> **WHAT THIS TASK INVOLVES**
Start at the first line of the material below and retype each line through the one containing "incubation_nonmedical = [5, 85, 10]", exactly.
━━━━
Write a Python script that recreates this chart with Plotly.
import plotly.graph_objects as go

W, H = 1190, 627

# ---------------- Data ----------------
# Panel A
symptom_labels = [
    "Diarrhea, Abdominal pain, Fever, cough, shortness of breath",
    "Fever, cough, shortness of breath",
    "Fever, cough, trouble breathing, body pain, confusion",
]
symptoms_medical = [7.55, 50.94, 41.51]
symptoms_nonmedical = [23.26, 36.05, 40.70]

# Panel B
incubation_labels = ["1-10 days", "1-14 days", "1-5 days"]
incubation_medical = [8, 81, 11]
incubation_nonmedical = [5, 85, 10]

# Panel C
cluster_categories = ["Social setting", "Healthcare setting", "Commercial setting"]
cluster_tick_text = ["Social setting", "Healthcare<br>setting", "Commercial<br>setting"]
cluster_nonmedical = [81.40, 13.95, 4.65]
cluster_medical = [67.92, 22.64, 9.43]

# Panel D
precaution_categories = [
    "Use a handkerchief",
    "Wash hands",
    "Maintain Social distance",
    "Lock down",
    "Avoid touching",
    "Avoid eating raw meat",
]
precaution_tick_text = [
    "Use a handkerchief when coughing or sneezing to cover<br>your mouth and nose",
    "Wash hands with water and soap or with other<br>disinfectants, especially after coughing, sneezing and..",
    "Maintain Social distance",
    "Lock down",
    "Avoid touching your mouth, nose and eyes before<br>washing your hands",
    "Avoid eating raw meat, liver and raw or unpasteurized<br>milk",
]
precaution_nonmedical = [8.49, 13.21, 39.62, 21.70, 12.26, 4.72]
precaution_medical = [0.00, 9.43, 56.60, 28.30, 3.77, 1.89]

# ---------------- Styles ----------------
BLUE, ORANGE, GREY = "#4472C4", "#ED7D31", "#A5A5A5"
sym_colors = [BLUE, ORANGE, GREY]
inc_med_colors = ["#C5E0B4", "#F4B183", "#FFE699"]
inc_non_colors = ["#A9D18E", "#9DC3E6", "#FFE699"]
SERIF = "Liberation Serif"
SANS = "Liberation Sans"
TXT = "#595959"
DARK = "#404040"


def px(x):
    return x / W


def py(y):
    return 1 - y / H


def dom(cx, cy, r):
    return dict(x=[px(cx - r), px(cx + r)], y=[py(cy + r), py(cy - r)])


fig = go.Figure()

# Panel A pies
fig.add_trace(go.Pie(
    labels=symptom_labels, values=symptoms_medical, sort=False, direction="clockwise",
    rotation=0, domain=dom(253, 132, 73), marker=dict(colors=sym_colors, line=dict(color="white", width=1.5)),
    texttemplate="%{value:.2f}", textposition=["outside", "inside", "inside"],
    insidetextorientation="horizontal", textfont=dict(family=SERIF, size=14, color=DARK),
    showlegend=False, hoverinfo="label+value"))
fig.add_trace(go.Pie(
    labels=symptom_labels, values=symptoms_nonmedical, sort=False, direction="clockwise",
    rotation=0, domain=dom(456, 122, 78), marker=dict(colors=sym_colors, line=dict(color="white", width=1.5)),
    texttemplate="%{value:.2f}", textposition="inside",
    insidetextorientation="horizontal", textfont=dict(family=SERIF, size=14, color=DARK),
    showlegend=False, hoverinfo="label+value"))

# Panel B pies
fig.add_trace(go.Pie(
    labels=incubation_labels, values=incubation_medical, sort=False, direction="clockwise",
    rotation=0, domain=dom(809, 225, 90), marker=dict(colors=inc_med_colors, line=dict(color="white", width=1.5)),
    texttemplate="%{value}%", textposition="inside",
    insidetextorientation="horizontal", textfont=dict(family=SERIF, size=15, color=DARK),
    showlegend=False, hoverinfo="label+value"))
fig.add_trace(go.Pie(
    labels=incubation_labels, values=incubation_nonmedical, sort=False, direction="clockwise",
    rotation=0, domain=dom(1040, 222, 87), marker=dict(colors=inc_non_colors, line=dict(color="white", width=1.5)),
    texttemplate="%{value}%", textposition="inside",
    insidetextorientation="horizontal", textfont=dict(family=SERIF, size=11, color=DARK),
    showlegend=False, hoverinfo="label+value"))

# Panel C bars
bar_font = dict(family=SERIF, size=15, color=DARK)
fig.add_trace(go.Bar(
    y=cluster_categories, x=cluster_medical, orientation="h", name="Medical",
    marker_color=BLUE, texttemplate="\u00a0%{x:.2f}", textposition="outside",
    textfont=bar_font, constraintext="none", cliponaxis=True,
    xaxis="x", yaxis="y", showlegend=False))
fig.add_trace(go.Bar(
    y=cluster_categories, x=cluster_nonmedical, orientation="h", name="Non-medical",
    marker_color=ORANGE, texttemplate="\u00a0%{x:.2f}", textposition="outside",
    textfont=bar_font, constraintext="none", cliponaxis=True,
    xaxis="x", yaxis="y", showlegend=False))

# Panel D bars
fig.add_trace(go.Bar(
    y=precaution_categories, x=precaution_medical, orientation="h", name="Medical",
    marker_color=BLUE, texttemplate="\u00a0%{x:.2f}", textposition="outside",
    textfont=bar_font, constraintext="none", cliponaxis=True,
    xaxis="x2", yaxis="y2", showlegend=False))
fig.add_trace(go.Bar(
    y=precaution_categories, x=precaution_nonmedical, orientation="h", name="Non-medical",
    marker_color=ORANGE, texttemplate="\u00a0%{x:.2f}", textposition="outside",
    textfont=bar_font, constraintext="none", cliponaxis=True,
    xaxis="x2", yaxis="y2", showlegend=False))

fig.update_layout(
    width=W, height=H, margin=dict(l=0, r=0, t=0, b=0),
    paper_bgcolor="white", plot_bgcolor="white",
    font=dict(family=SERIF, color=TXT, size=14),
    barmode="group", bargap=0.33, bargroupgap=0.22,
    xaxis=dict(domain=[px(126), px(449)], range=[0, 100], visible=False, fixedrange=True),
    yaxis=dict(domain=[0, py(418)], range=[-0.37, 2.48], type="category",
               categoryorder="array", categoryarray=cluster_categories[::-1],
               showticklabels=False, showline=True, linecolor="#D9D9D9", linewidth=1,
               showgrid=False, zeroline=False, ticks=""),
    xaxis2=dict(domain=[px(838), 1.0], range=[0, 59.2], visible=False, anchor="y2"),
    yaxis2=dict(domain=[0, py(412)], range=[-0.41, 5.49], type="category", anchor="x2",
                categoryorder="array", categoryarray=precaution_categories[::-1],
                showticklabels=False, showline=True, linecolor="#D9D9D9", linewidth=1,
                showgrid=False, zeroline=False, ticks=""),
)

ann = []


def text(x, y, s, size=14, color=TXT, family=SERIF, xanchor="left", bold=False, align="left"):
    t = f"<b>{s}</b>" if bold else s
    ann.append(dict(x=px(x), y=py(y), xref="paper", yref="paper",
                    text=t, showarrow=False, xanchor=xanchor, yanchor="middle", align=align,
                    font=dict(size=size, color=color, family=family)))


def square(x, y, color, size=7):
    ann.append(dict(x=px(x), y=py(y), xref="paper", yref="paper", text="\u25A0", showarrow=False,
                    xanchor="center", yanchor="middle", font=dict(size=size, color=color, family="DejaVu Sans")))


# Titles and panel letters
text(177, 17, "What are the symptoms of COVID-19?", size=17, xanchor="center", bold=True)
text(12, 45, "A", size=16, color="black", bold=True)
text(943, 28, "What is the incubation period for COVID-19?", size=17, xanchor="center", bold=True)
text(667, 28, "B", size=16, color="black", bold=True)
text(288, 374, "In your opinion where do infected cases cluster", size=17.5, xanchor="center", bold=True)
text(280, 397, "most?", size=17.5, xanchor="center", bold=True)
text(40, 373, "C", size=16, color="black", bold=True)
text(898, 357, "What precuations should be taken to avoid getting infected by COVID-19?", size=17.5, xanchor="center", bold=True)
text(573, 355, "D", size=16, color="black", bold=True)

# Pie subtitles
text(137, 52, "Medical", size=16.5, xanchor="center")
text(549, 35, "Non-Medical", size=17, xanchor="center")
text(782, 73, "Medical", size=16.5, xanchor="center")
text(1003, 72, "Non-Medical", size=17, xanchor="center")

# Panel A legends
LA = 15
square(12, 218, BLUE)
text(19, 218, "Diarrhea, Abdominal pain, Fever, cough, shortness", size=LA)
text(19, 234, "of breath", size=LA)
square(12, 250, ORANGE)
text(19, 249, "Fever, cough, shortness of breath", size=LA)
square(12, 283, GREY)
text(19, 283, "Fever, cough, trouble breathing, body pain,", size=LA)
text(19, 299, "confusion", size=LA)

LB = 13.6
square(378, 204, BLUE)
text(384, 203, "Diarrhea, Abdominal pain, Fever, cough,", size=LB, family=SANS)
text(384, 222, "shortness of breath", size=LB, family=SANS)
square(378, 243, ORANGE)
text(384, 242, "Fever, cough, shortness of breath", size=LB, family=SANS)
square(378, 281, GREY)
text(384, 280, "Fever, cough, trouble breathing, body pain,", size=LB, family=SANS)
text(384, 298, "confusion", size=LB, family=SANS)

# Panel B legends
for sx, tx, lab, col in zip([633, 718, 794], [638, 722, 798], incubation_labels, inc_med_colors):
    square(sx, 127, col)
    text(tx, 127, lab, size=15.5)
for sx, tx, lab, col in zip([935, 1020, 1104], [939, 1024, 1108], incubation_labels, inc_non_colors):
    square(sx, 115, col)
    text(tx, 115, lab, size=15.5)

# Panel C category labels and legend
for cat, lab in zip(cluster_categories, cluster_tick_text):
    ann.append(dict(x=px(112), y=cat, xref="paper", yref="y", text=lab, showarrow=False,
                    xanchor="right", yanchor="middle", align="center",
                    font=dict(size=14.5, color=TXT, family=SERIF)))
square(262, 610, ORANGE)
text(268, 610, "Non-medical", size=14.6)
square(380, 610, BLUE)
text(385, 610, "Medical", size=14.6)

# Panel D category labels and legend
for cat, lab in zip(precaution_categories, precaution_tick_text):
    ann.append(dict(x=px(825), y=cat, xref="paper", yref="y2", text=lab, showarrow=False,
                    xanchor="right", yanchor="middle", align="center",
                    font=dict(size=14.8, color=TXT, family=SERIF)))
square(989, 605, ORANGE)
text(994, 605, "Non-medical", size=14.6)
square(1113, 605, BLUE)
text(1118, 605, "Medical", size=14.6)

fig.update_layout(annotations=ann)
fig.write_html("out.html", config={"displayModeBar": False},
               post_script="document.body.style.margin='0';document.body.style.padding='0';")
━━━━
> **THE RESPONSE**
Write a Python script that recreates this chart with Plotly.
import plotly.graph_objects as go

W, H = 1190, 627

# ---------------- Data ----------------
# Panel A
symptom_labels = [
    "Diarrhea, Abdominal pain, Fever, cough, shortness of breath",
    "Fever, cough, shortness of breath",
    "Fever, cough, trouble breathing, body pain, confusion",
]
symptoms_medical = [7.55, 50.94, 41.51]
symptoms_nonmedical = [23.26, 36.05, 40.70]

# Panel B
incubation_labels = ["1-10 days", "1-14 days", "1-5 days"]
incubation_medical = [8, 81, 11]
incubation_nonmedical = [5, 85, 10]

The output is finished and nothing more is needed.